Vice President Adel Abdul-Mahdi, a Shiite, singled out Sunday's Israeli airstrike that killed at least 56 Lebanese, mostly women and children, in the village of Qana. The deadliest attack in nearly three weeks of fighting has triggered an international uproar.
"What happened in Qana is a repetition to these crimes that happened to our nation decades ago. It's time for this nation to stand up and stop this aggression and all forms of aggression that could affect any of its parts," Abdul-Mahdi said.
"These horrible massacres carried out by the Israeli aggression, incites in us the spirit of brotherhood and solidarity," he said in a speech attended by Iraq's president, the prime minister and other top government officials.
The comments were harsher than the criticism leveled by Iraq's president and the deputy prime minister on Sunday. Prime Minister Nouri al-Maliki, another Shiite, had also condemned Israel's offensive before traveling to Washington last week, provoking criticism from U.S. lawmakers.
Several Democrats boycotted his speech to Congress on Wednesday and Democratic Party chairman Howard Dean called the Iraqi leader an "anti-Semite."
On Sunday, Iraq's top Shiite cleric, Grand Ayatollah Ali al-Sistani, demanded an immediate cease-fire in Lebanon, warning that "Islamic nations will not forgive the entities that hinder a cease-fire," al-Sistani said, in a clear reference to the United States.
The latest remarks by Abdul-Mahdi and Sistani are likely to heighten Iraqi public anger against the United States and create political problems for the Iraqi government, which depends on the Americans for its security and survival.

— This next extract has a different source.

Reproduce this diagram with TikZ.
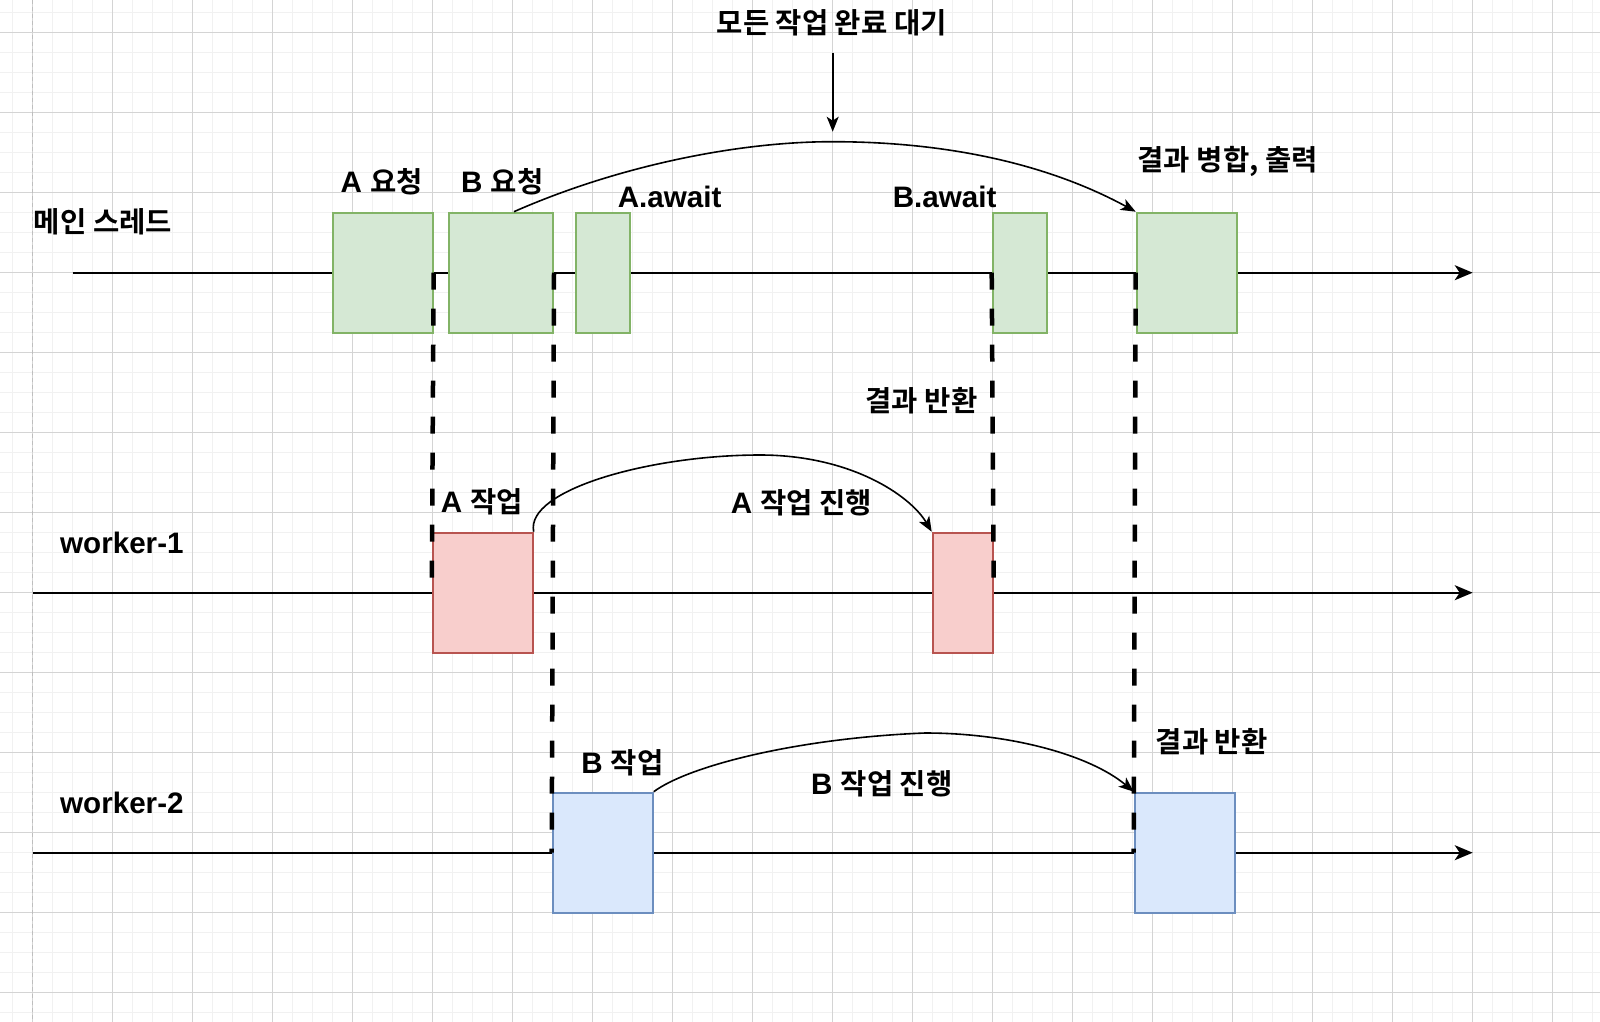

Abdul-Mahdi made the comments during a memorial at the headquarters of the influential Shiite party, the Supreme Council of the Islamic Revolution in Iraq, marking the third anniversary of the death of Ayatollah Mohammed Baqr al-Hakim.
Al-Hakim, a revered cleric, died in an al-Qaida-linked car bomb attack in Najaf in 2003, and has since been considered a symbol of martyrdom.
President Jalal Talabani, a Sunni Kurd, also addressed the gathering, expressing "sympathy and support to our brothers in Lebanon against the Israeli aggression."
"We support them in getting rid of the effects of this aggression and imposing their sovereignty," Talabani said.
Anger over the Israeli offensive has united Shiites and Sunnis at a time of sectarian divisions here that has triggered a series of attacks and reprisal killings.
On Monday, about 200 people demonstrated in Sadr City in eastern Baghdad, waving Lebanese and Iraqi flags.
"Allah, Allah, grant victory to Hassan Nasrullah," the demonstrators, including women and children, shouted, referring to Hezbollah leader.